Alongside their drug experiences, the Beatles were influenced by the psychedelic counterculture that had started in the Haight-Ashbury area of San Francisco and was beginning to grip the entire country. Young people were choosing to step outside the bounds of reality and redefine what life was all about, much of it fueled by the anxieties and turmoil of the Vietnam War. A lot of great music and great art came out of the early Haight-Ashbury scene, only to be subsumed by a more aimless anti-social behavior. Sadly, the hippie movement became a strange caricature of what began as the germ of a good idea. Even Jerry Garcia, lead guitarist of San Francisco’s Grateful Dead, suggested that by the time the larger culture caught on in 1967, a year marked by the Summer of Love, the great social experiment of Haight-Ashbury was already done. But the harmonic vibrations were still reverberating in the United States and Europe. And the Beatles were taking notice.

In the spring of 1966 the band also took note of an album released by Brian Wilson and the Beach Boys, their soon-to-be-iconic masterpiece Pet Sounds. It was one of rock’s very first concept albums, something whose sum was greater than its parts. The Beatles were more than impressed, and saw it as a personal challenge. They listened to it repeatedly at their recording studio (then called EMI Studios) on Abbey Road in London, where McCartney declared “God Only Knows” the greatest song ever written. The Beatles also realized that little more than the voices of the group known as the Beach Boys appeared on that album. Brian Wilson employed the best musicians he could find (later identified as the legendary Wrecking Crew) and used every recording and production trick he could imagine to create a landscape of sound from a concept that had been dancing in his head. Determined to make art rather than just pop songs, the Beach Boys as an entity became irrelevant.

That fall the Beatles decided that they would take a similar approach and create an album based upon the concept of an imaginary Sgt. Pepper’s Lonely Hearts Club Band performing a show. Between November 1966 and April 1967, they are believed to have spent some seven hundred hours in the studio at Abbey Road. But they never did really play as a band while recording, as they had done with such success in the past. Each part was recorded and patched together on a simple four-track recorder using techniques that, in some cases, never existed before. One was to plug McCartney’s bass directly into the soundboard rather than using a microphone next to his amplifier.

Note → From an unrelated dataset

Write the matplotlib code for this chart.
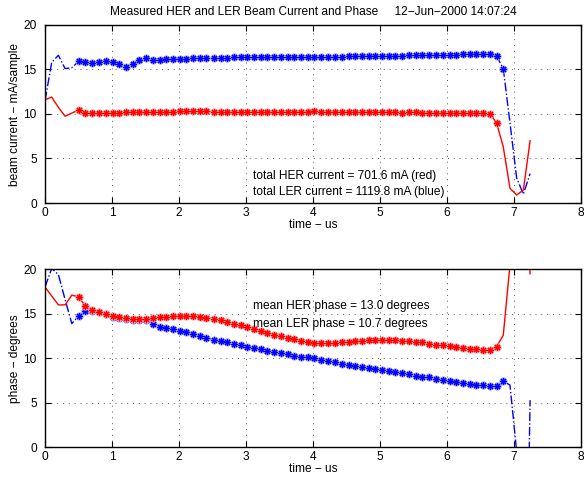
"""Measured HER and LER beam current and phase, 12-Jun-2000 14:07:24."""
import matplotlib

matplotlib.use("Agg")
import matplotlib.pyplot as plt

plt.rcParams["font.family"] = ["Liberation Sans", "DejaVu Sans"]
plt.rcParams["font.size"] = 8.6

RED, BLUE = "#ff0000", "#0000ff"
RED_HALO, BLUE_HALO = "#ffa0a0", "#a0a0ff"
ASTERISK = (8, 2, 0)

# sample times (us)
t_us = [0.00, 0.10, 0.20, 0.30, 0.40, 0.50, 0.60, 0.70, 0.80, 0.91, 1.01, 1.11,
        1.21, 1.31, 1.41, 1.51, 1.61, 1.71, 1.81, 1.91, 2.01, 2.11, 2.21, 2.31,
        2.41, 2.52, 2.62, 2.72, 2.82, 2.92, 3.02, 3.12, 3.22, 3.32, 3.42, 3.52,
        3.62, 3.72, 3.82, 3.92, 4.02, 4.12, 4.23, 4.33, 4.43, 4.53, 4.63, 4.73,
        4.83, 4.93, 5.03, 5.13, 5.23, 5.33, 5.43, 5.53, 5.63, 5.73, 5.84, 5.94,
        6.04, 6.14, 6.24, 6.34, 6.44, 6.54, 6.64, 6.74, 6.84, 6.94, 7.04, 7.14,
        7.24]

# beam current, mA/sample
her_current = [11.6, 11.9, 10.75, 9.75, 10.1, 10.45, 10.15, 10.1, 10.15, 10.15, 10.1, 10.15,
               10.2, 10.2, 10.2, 10.25, 10.2, 10.2, 10.25, 10.25, 10.3, 10.35, 10.3, 10.3,
               10.3, 10.25, 10.25, 10.25, 10.25, 10.25, 10.2, 10.25, 10.25, 10.2, 10.2, 10.2,
               10.2, 10.25, 10.2, 10.25, 10.3, 10.25, 10.2, 10.2, 10.25, 10.2, 10.2, 10.2,
               10.2, 10.2, 10.2, 10.2, 10.2, 10.15, 10.2, 10.2, 10.15, 10.15, 10.15, 10.15,
               10.15, 10.1, 10.1, 10.1, 10.1, 10.1, 10.05, 9.0, 6.3, 1.65, 0.9, 1.45,
               7.0]
ler_current = [11.5, 15.8, 16.6, 15.1, 15.2, 15.9, 15.85, 15.7, 15.8, 15.95, 15.85, 15.6,
               15.25, 15.6, 16.1, 16.25, 16.1, 16.05, 16.15, 16.15, 16.2, 16.2, 16.25, 16.25,
               16.3, 16.3, 16.3, 16.3, 16.35, 16.35, 16.35, 16.35, 16.35, 16.35, 16.4, 16.4,
               16.4, 16.4, 16.4, 16.45, 16.45, 16.45, 16.45, 16.45, 16.45, 16.5, 16.5, 16.5,
               16.5, 16.5, 16.5, 16.55, 16.55, 16.55, 16.6, 16.6, 16.65, 16.65, 16.65, 16.65,
               16.65, 16.65, 16.7, 16.7, 16.7, 16.75, 16.7, 16.5, 15.1, 9.0, 2.8, 1.0,
               3.3]

# phase, degrees
her_phase = [18.0, 17.0, 16.0, 16.0, 17.1, 16.9, 15.9, 15.4, 15.25, 15.0, 14.75, 14.6,
             14.5, 14.45, 14.4, 14.45, 14.5, 14.6, 14.65, 14.7, 14.75, 14.75, 14.7, 14.65,
             14.55, 14.45, 14.3, 14.1, 13.9, 13.7, 13.5, 13.25, 13.05, 12.85, 12.65, 12.45,
             12.3, 12.15, 12.0, 11.85, 11.75, 11.7, 11.7, 11.75, 11.8, 11.85, 11.95, 12.0,
             12.05, 12.1, 12.1, 12.1, 12.05, 12.0, 11.95, 11.85, 11.8, 11.65, 11.55, 11.45,
             11.35, 11.25, 11.15, 11.05, 11.0, 10.95, 10.9, 11.3, 12.6, 20.5, 45.0, 50.0,
             19.5]
ler_phase = [18.0, 20.1, 19.4, 16.6, 13.9, 14.75, 15.35, 15.35, 15.2, 14.95, 14.65, 14.5,
             14.4, 14.35, 14.35, 14.35, 13.9, 13.5, 13.4, 13.25, 13.05, 12.9, 12.7, 12.5,
             12.3, 12.1, 11.95, 11.8, 11.6, 11.45, 11.3, 11.15, 11.0, 10.85, 10.7, 10.6,
             10.45, 10.3, 10.2, 10.1, 10.0, 9.85, 9.7, 9.55, 9.4, 9.25, 9.1, 9.0,
             8.9, 8.75, 8.65, 8.55, 8.45, 8.35, 8.2, 8.05, 7.95, 7.85, 7.7, 7.6,
             7.45, 7.35, 7.25, 7.1, 7.0, 6.95, 6.9, 6.9, 7.4, 7.0, -0.5, -40.0,
             5.3]

# samples flagged valid (drawn with markers)
HER_VALID = slice(5, 68)
LER_VALID = slice(5, 69)

TITLE = "Measured HER and LER Beam Current and Phase     12\u2212Jun\u22122000 14:07:24"
XLABEL = "time \u2212 us"
current_notes = ["total HER current = 701.6 mA (red)", "total LER current = 1119.8 mA (blue)"]
phase_notes = ["mean HER phase = 13.0 degrees", "mean LER phase = 10.7 degrees"]


def _trace(ax, y, color, halo, style, valid):
    ax.plot(t_us, y, style, color=color, linewidth=1.0)
    tv, yv = t_us[valid], y[valid]
    ax.plot(tv, yv, linestyle="none", marker=ASTERISK, markersize=5.5,
            markeredgewidth=1.8, color=halo)
    ax.plot(tv, yv, linestyle="none", marker=ASTERISK, markersize=5,
            markeredgewidth=0.8, color=color)


def _matlab_axes(ax, ylabel):
    ax.set_xlim(0, 8)
    ax.set_ylim(0, 20)
    ax.set_xticks(range(0, 9))
    ax.set_yticks(range(0, 21, 5))
    ax.tick_params(direction="in", length=4, width=0.8, top=True, right=True,
                   labelsize=8.6, pad=3)
    ax.tick_params(axis="y", pad=6)
    ax.grid(True, linestyle=(0, (1, 5)), color="0.35", linewidth=0.7)
    for s in ax.spines.values():
        s.set_linewidth(1.0)
    ax.set_xlabel(XLABEL, labelpad=0)
    ax.set_ylabel(ylabel, labelpad=1.5)


fig = plt.figure(figsize=(5.87, 4.79), dpi=100)
ax1 = fig.add_axes([45 / 587, 1 - 203 / 479, 536 / 587, 178 / 479])
ax2 = fig.add_axes([45 / 587, 1 - 447.3 / 479, 536 / 587, 178 / 479])

_trace(ax1, ler_current, BLUE, BLUE_HALO, "-.", LER_VALID)
_trace(ax1, her_current, RED, RED_HALO, "-", HER_VALID)
_matlab_axes(ax1, "beam current \u2212 mA/sample")
ax1.set_title(TITLE, fontsize=8.6, pad=7)
ax1.text(3.1, 3.0, current_notes[0], va="center")
ax1.text(3.1, 1.2, current_notes[1], va="center")

_trace(ax2, ler_phase, BLUE, BLUE_HALO, "-.", LER_VALID)
_trace(ax2, her_phase, RED, RED_HALO, "-", HER_VALID)
_matlab_axes(ax2, "phase \u2212 degrees")
ax2.text(3.1, 15.9, phase_notes[0], va="center")
ax2.text(3.1, 13.9, phase_notes[1], va="center")

fig.savefig("out.png", dpi=100)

Oddly, unlike most recordings where the rhythm is recorded first, Ringo’s drums were the last thing they recorded. He later boasted that in the months he spent waiting around, he had learned to play chess. Not shackled by the need to make music that they could actually perform together in front of an audience, the Beatles added all manner of effects, including strings, French horns, and an odd array of sounds they seemed to pull out of the air. Ironically, they were also protected by the notion espoused in the music press and among many fans that the absence of the Beatles from public view meant that the Beatles were over.

The first songs recorded were “Penny Lane” and “Strawberry Fields Forever.” Capitol Records had to come to George Martin with a request for two songs that could be released as a double A-side single. Martin said that he had two new songs in mind and that they might be the best songs the Beatles had ever written. Because of their release as a double A-side, it was decided that the two songs should be removed from the album now under way. Years later, Martin claimed that not having included them on Sgt. Pepper’s might have been the biggest mistake he had made in his years producing the Beatles.

Harrison commented that he wasn’t thrilled about not playing like a band all those hours, but he was able to put his own fascinations to use for the first time, introducing aspects of Indian music in his song “Within You Without You.” And so Western rock and roll was introduced to the sitar for the first time. Aside from McCartney’s “When I’m Sixty-Four,” which he wrote back in their very early days in Hamburg and Liverpool, it was all so very new. More importantly, it was art.

After the opening two songs, the title track and “With a Little Help from My Friends” (which featured Starr, in a rare vocal, singing as the character “Billy Shears”), the Beatles stopped seeing this as a coherent concept album in the strict sense. They just did what they creatively pleased until they arrived at a penultimate reprise of the title track, which seemed to end the record, but which then hazily drifted into the dreamscapes of “A Day in The Life.” That song, considered one of the Beatles’ most profound accomplishments, was a classic McCartney/Lennon binding of separate inspirations. At one point, forty classical musicians were told to start softly and slowly reach a cacophony but to not play what the adjacent person was playing. (Incidentally, the musicians thought the Beatles were crazy and wasting money on the production.) The overdubbing makes it sound like 160 musicians are playing. The five-minute, thirty-five-second song (outrageously long at that time) concludes with a resounding E Major chord played on three pianos and overdubbed to sound like twelve. The note lingers for a full thirty-four seconds, but in a way it never stops. “A Day in The Life” alone took some thirty-four hours to record. In comparison, the entire Please Please Me album of 1963 took less than eleven.

Daniel Thomas Moran is the Humanist‘s arts editor.

The response to the album was immediate and overwhelming. Only three days after its release,
McCartney and Harrison went to the Saville Theatre in London to hear a hot new guitarist named Jimi Hendrix. Hendrix shocked everyone when he opened the show with his rendition of “Sgt. Pepper’s Lonely Hearts Club Band.” McCartney said years later that it was one of the great honors of his life. As for the album, it was released in the United Kingdom on June 1, 1967, and went immediately to number-one around the world. It stayed there for twenty-seven weeks in Britain and fifteen weeks in the US. As of 2011, it had sold more than thirty-two million copies. It was the first rock album to win a Grammy and won four of them in 1967. And on Rolling Stone’s list of the 500 greatest albums of all time? It ranks as number one.

So, to mark this auspicious date after fifty years, may I (re)introduce to you the act you’ve known for all these years, Sgt. Pepper’s Lonely Hearts Club Band.